One of the keys to keeping the respect and support of the team is how a manager handles open adversity from one of his players. This is difficult and if the manager can quietly get the vocal player off where they are more or less alone, a great stride to victory has been made. Listen to the player's complaint and then calmly assure him that these things are worth considering, but for now they must go on with his decision. The level of play will guide a manager in many of his choices but remember to try and always be patient.
The other players are watching you so try and get on with the game.

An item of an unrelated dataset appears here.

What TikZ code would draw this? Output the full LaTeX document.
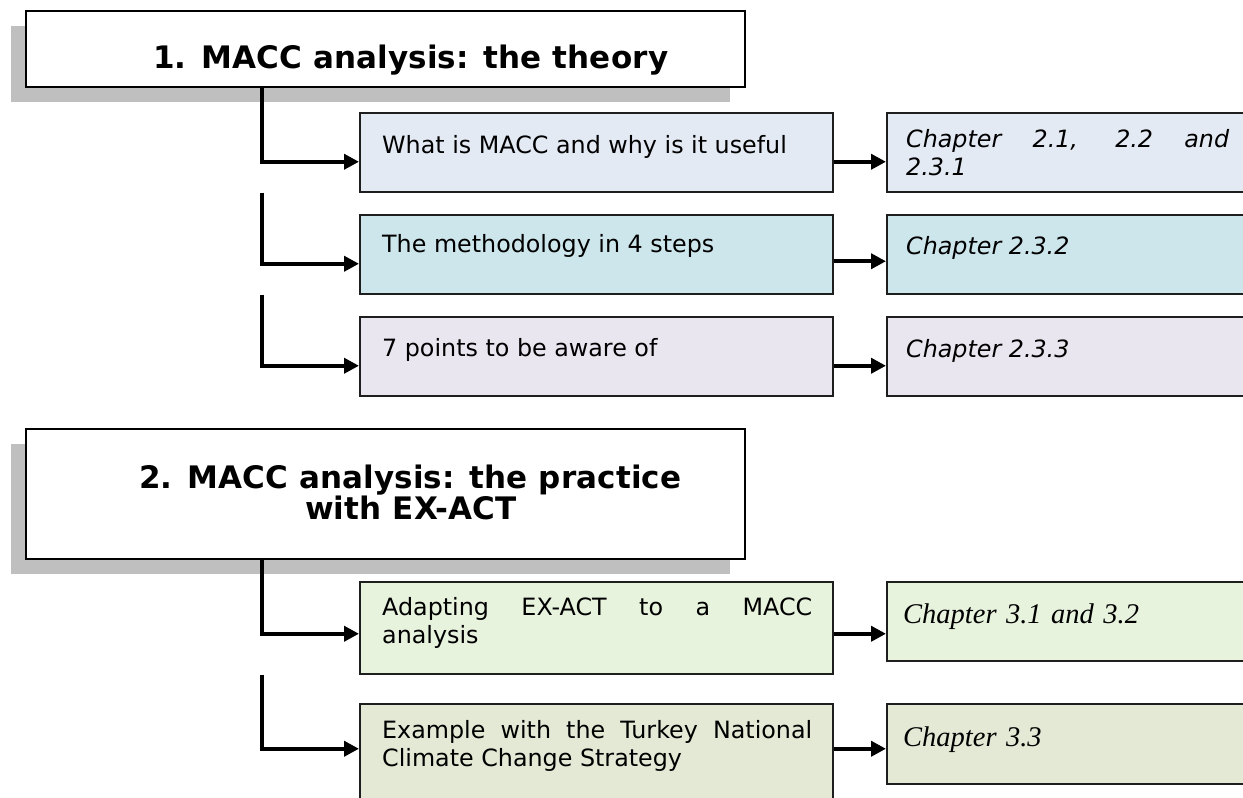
\documentclass[tikz,border=0pt]{standalone}
\usepackage{fontspec}
\setmainfont{DejaVu Sans}
\newfontfamily\headfont[LetterSpace=0.5]{DejaVu Sans}
\newfontfamily\serifit{Liberation Serif}
\usetikzlibrary{arrows.meta,calc,shadows}

\definecolor{shadowgray}{RGB}{191,191,191}
\definecolor{framegray}{RGB}{30,30,30}
\definecolor{fillA}{RGB}{228,234,244}
\definecolor{fillB}{RGB}{205,230,236}
\definecolor{fillC}{RGB}{233,230,240}
\definecolor{fillD}{RGB}{232,243,222}
\definecolor{fillE}{RGB}{227,233,213}

\begin{document}
\begin{tikzpicture}[x=1pt,y=-1pt,
  header/.style={draw=black, line width=1.6pt, fill=white, anchor=north west,
    inner sep=0pt, minimum width=719pt,
    drop shadow={shadow xshift=-15pt, shadow yshift=-15.5pt, fill=shadowgray, opacity=1}},
  headtext/.style={anchor=base west, inner sep=0pt,
    font=\headfont\bfseries\fontsize{31}{31}\selectfont},
  topicbox/.style={draw=framegray, line width=1.5pt, anchor=north west,
    inner sep=0pt, minimum width=473pt},
  refbox/.style={draw=framegray, line width=1.5pt, anchor=north west,
    inner sep=0pt, minimum width=380pt},
  bodytext/.style={anchor=base west, inner sep=0pt, text width=430pt,
    align=justify, font=\fontsize{23.8}{28.5}\selectfont},
  reftext/.style={anchor=base west, inner sep=0pt, text width=323pt,
    align=justify, font=\itshape\fontsize{23.8}{28}\selectfont},
  serifref/.style={anchor=base west, inner sep=0pt, text width=323pt,
    align=left, font=\serifit\itshape\fontsize{28.5}{30}\selectfont},
  conn/.style={line width=4.3pt, -{Triangle[length=15pt,width=15pt]}}]

\useasboundingbox (0,0) rectangle (1243,798);
\clip (0,0) rectangle (1243,798);

% trunk line position shared by all branch connectors
\coordinate (trunk) at (262,0);

% ---- part 1: theory ----
\node[header, minimum height=76pt] (h1) at (25,10) {};
\node[headtext] (h1t) at (153,68) {1. MACC analysis: the theory};

\node[topicbox, fill=fillA, minimum height=79pt] (b1) at (359,112) {};
\node[topicbox, fill=fillB, minimum height=79pt] (b2) at (359,214) {};
\node[topicbox, fill=fillC, minimum height=79pt] (b3) at (359,316) {};

\node[refbox, fill=fillA, minimum height=79pt] (c1) at (886,112) {};
\node[refbox, fill=fillB, minimum height=79pt] (c2) at (886,214) {};
\node[refbox, fill=fillC, minimum height=79pt] (c3) at (886,316) {};

\node[bodytext] (b1t) at (382,153) {What is MACC and why is it useful};
\node[bodytext] (b2t) at (382,252) {The methodology in 4 steps};
\node[bodytext] (b3t) at (382,356) {7 points to be aware of};

\node[reftext] (c1t) at (906,147) {Chapter 2.1, 2.2 and\linebreak 2.3.1};
\node[reftext] (c2t) at (906,254) {Chapter 2.3.2};
\node[reftext] (c3t) at (906,357) {Chapter 2.3.3};

\draw[conn] (h1.south -| trunk) |- ([yshift=-9.5pt]b1.west);
\draw[conn] (b1.south -| trunk) |- ([yshift=-9.5pt]b2.west);
\draw[conn] (b2.south -| trunk) |- ([yshift=-9.5pt]b3.west);

\coordinate (r1) at ([yshift=-9.5pt]b1.east);
\coordinate (r2) at ([yshift=-7pt]b2.east);
\coordinate (r3) at ([yshift=-9.5pt]b3.east);
\draw[conn] (r1) -- (r1 -| c1.west);
\draw[conn] (r2) -- (r2 -| c2.west);
\draw[conn] (r3) -- (r3 -| c3.west);

% ---- part 2: practice ----
\node[header, minimum height=130pt] (h2) at (25,428) {};
\node[headtext] (h2t) at (139,488) {2. MACC analysis: the practice};
\node[headtext] (h2u) at (305,519) {with EX-ACT};

\node[topicbox, fill=fillD, minimum height=92pt] (b4) at (359,581) {};
\node[topicbox, fill=fillE, minimum height=100pt] (b5) at (359,703) {};

\node[refbox, fill=fillD, minimum height=79pt] (c4) at (886,581) {};
\node[refbox, fill=fillE, minimum height=80pt] (c5) at (886,703) {};

\node[bodytext] (b4t) at (382,615) {Adapting EX-ACT to a MACC\linebreak analysis};
\node[bodytext] (b5t) at (382,738) {Example with the Turkey National\linebreak Climate Change Strategy};

\node[serifref] (c4t) at (903,623) {Chapter 3.1 and 3.2};
\node[serifref] (c5t) at (903,746) {Chapter 3.3};

\draw[conn] (h2.south -| trunk) |- ([yshift=-6pt]b4.west);
\draw[conn] (b4.south -| trunk) |- ([yshift=5pt]b5.west);

\coordinate (r4) at ([yshift=-6pt]b4.east);
\coordinate (r5) at ([yshift=5pt]b5.east);
\draw[conn] (r4) -- (r4 -| c4.west);
\draw[conn] (r5) -- (r5 -| c5.west);

\end{tikzpicture}
\end{document}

The amateur softball manager can also take a few hints from a successful pro, who was not only one of the greatest baseball players, but also a pretty good manager in his day, Ted Williams. He states in his book, The Science of Hitting, "I don't think you can emphasize enough the importance of practice. There are things you learn growing older in the game which practice brings out. Like how to get out of a slump. If you sense that you are falling into a slump, remember that they follow a pattern. When you first start going bad, you just try harder. Then you press, which means you do things unnaturally. Then you imagine you're getting all the tough breaks and you start feeling sorry for yourself. Start thinking in terms of going through the box; you're going to handle the bat better and not pull the ball. You're going to shorten up and be a little quicker. As a manager at the big-league level, I've tried to do things that will help individuals while I'm helping the team. I think that every player should have goals, goals to keep his interest up over the long haul, goals that are realistic and that reflect improvement. Let the players tell you, help them get there_your biggest job is to help bring out the best in each player."
Who makes the best amateur softball manager? No one will ever really know because most of what he does which matters in an individual player's life is not always observable by others. Only the manager knows, and even then, some things might slip by the Skipper occasionally-just let ‘em!